If that’s what David had in mind, fair enough. But I would then come back myself and say: In the absence of $1.5 trillion in new carbon tax receipts, I think the pressure will be greater upon the politicians to cut spending, if not in absolute terms, at least relative to what it otherwise would be. Chief among the motivations will be the soaring government debt.
Thus, whether in a simplistic or fully-Ricardian sense, I think David Frum’s suggestion to levy a carbon tax and use some of its revenues to “cut the deficit” will in fact lead to more government spending than would otherwise occur. Since even a 100% revenue-neutral carbon tax will likely reduce economic growth, this alternate proposal will be much worse.
UPDATE: I forgot to mention, the reason I have this particular bee in my bonnet, is that during the first George W. Bush Administration (I think?), there was a proposal to allow taxpayers to check a box on their 1040s earmarking 10% of their taxes to “deficit reduction.” The idea was, you could require the government to set aside 10% of your tax payment to reduce the deficit, rather than to fund spending.
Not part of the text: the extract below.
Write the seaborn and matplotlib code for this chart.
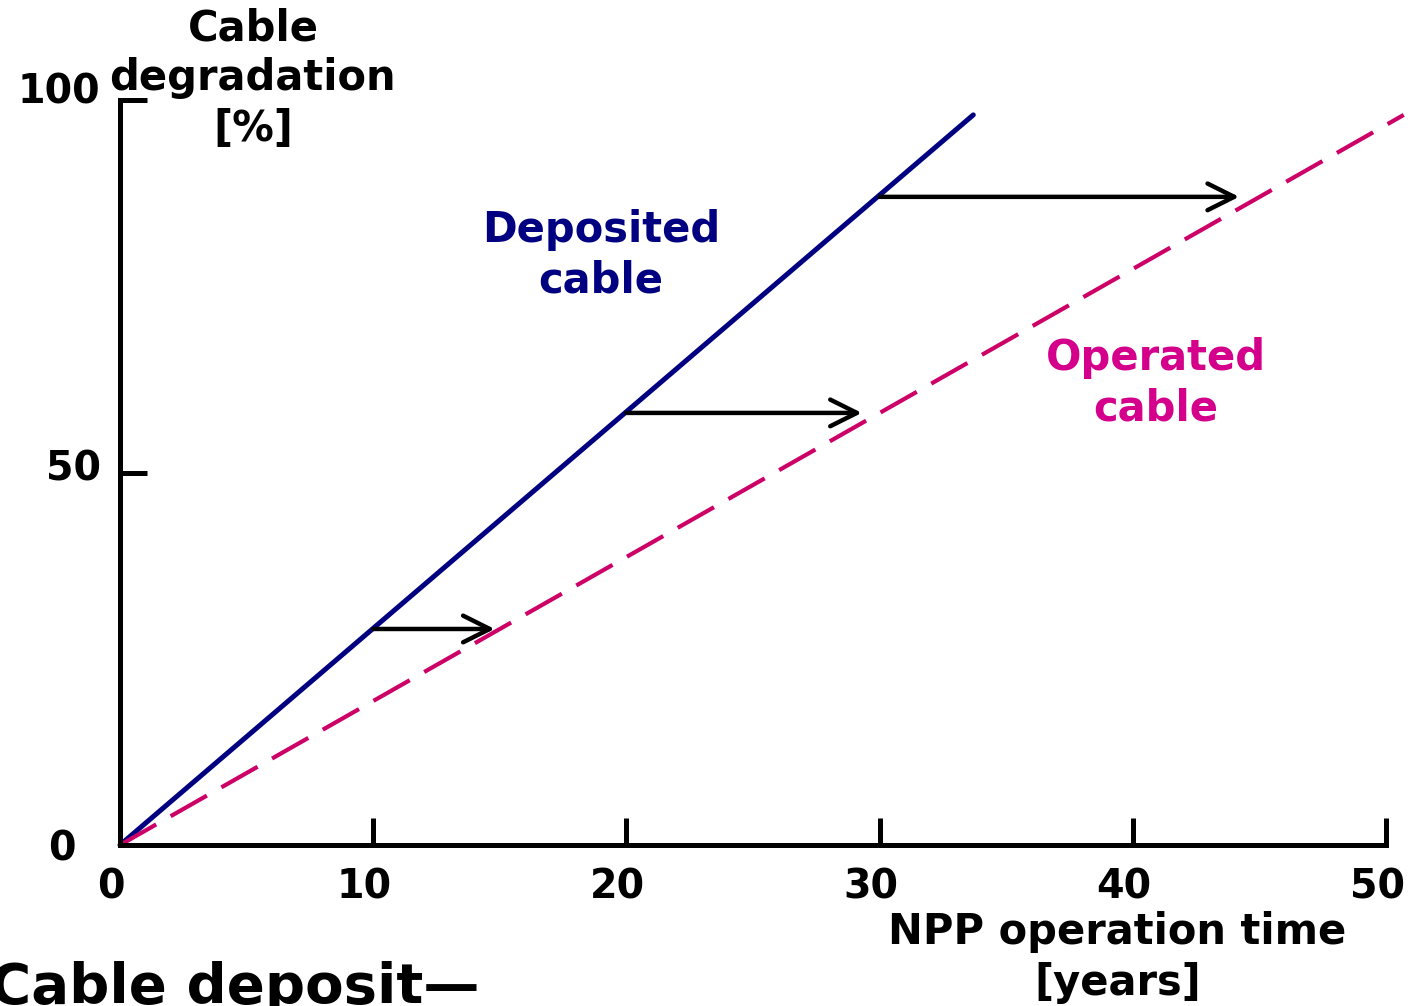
import numpy as np
import pandas as pd
import matplotlib
matplotlib.use("Agg")
import matplotlib.pyplot as plt
from matplotlib.transforms import ScaledTranslation
import seaborn as sns

# degradation lines (years, %)
dep_years = [0, 33.7]
dep_degradation = [0, 98.0]
op_years = [0, 50.7]
op_degradation = [0, 98.0]

# horizontal shift arrows: deposited -> operated
arrow_from_years = [10, 20, 30]
arrow_to_years = [14.8, 29.3, 44.2]
arrow_levels = [29, 58, 87]

x_ticks = [0, 10, 20, 30, 40, 50]
y_ticks = [0, 50, 100]

NAVY = "#000080"
LINE_MAGENTA = "#CC0066"
TEXT_MAGENTA = "#D4008C"

sns.set_style("ticks")
plt.rcParams["font.family"] = ["DejaVu Sans"]
plt.rcParams["font.weight"] = "bold"
plt.rcParams["text.color"] = "black"
plt.rcParams["axes.labelcolor"] = "black"
plt.rcParams["xtick.color"] = "black"
plt.rcParams["ytick.color"] = "black"

df_dep = pd.DataFrame({"years": dep_years, "deg": dep_degradation})
df_op = pd.DataFrame({"years": op_years, "deg": op_degradation})

fig = plt.figure(figsize=(14.13, 10.06), dpi=100)
ax = fig.add_axes([0.0849, 0.160, 0.896, 0.7406])

sns.lineplot(data=df_dep, x="years", y="deg", ax=ax, color=NAVY, lw=3.6, clip_on=False)
sns.lineplot(data=df_op, x="years", y="deg", ax=ax, color=LINE_MAGENTA, lw=3.0,
             dashes=False, clip_on=False)
ax.lines[-1].set_dashes((10, 4))

for x0, x1, y in zip(arrow_from_years, arrow_to_years, arrow_levels):
    ax.annotate("", xy=(x1, y), xytext=(x0, y),
                arrowprops=dict(arrowstyle="->", lw=3.2, color="black",
                                mutation_scale=48, shrinkA=0, shrinkB=0))

ax.set_xlim(0, 50)
ax.set_ylim(0, 100)
ax.set_xticks(x_ticks)
ax.set_yticks(y_ticks)
ax.set_xticklabels([str(v) for v in x_ticks], fontsize=28.5, fontweight="bold")
ax.set_yticklabels([str(v) for v in y_ticks], fontsize=28.5, fontweight="bold")
ax.tick_params(direction="in", length=19.5, width=3.6, color="black", labelcolor="black")
ax.tick_params(axis="y", pad=14)
ax.tick_params(axis="x", pad=16)

# small nudges of tick labels as in the original
for lab in ax.get_xticklabels():
    lab.set_transform(lab.get_transform() + ScaledTranslation(-0.09, 0, fig.dpi_scale_trans))
ylabs = ax.get_yticklabels()
y_nudges = [(-0.25, 0.0), (0.0, 0.08), (0.0, 0.12)]
for lab, (dx, dy) in zip(ylabs, y_nudges):
    lab.set_transform(lab.get_transform() + ScaledTranslation(dx, dy, fig.dpi_scale_trans))

sns.despine(ax=ax)
for side in ["left", "bottom"]:
    ax.spines[side].set_linewidth(3.6)
    ax.spines[side].set_color("black")

ax.set_ylabel("Cable\ndegradation\n[%]", rotation=0, fontsize=30, fontweight="bold",
              ha="center", va="center", linespacing=1.25)
ax.yaxis.set_label_coords(0.105, 1.029)
ax.set_xlabel("NPP operation time\n[years]", fontsize=30, fontweight="bold",
              ha="center", va="center", linespacing=1.25)
ax.xaxis.set_label_coords(0.788, -0.151)

ax.text(19.0, 79.2, "Deposited\ncable", color=NAVY, fontsize=30, fontweight="bold",
        ha="center", va="center", linespacing=1.25)
ax.text(40.9, 62.0, "Operated\ncable", color=TEXT_MAGENTA, fontsize=30, fontweight="bold",
        ha="center", va="center", linespacing=1.25)

fig.text(-0.007, 0.003, "Cable deposit\u2014", fontsize=40.5, fontweight="bold",
         ha="left", va="baseline")

fig.savefig("out.png", dpi=100)
plt.close(fig)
That was clearly a gimmick that made no sense at all; 100% of what you send in, is used to make the deficit smaller than it otherwise would be, and 100% of what you send in, is used to fund actual government programs (in this context). The only way this conceivably could have made sense, is if the total government budget growth would be constrained, based on how many people checked their boxes. Clearly there was nothing like this behind the idea; it was just a dumb gimmick.
Thus, whether in a simplistic or fully-Ricardian sense, I think David Frum’s suggestion to levy a carbon tax and use some of its revenues to “cut the deficit” will in fact lead to more government spending than would otherwise occur.
That’s it right there.
Taxes ought not be viewed as a deficit reduction mechanism, because more revenues in politician’s pockets means more spending by politicians is possible. The only mechanism that ought to be associated with deficit reduction is a spending cut. It would be naive to believe politicians can keep the same spending in the presence of higher revenues. The itch to spend more is just too great because the costs are externalized onto millions of people, whose standard of living is reduced but they can’t see it because the reduction is relative to an unobservable counter-factual.
Unless there is lower borrowing and lower spending, the deficit will persist. The higher taxes on the wealthy now circulating is a pure political gimmick, to acquiesce the rabble who think their lives will improve by the state soaking the wealthy. They believe there is more there than there is actually there. I don’t have immediate access to the numbers, but even if the IRS taxes the entire incomes of everyone who earns more than $250k, it would only fund the government’s spending for about 140 days. That is not even taking into account any Laffer curve effect which would only reduce that 140 day funding period. That 140 day period is assuming there is a magical replacement of funds that everyone who earns $250k or above have access to, who have been keeping secret $1.5 trillion or so of hoarded money, with which they use to replace used up capital, pay wages, etc.
Taxes are the pea to spending’s mount Everest.
“David, I worded that badly.”
I was wondering why no had commented on my masterpiece.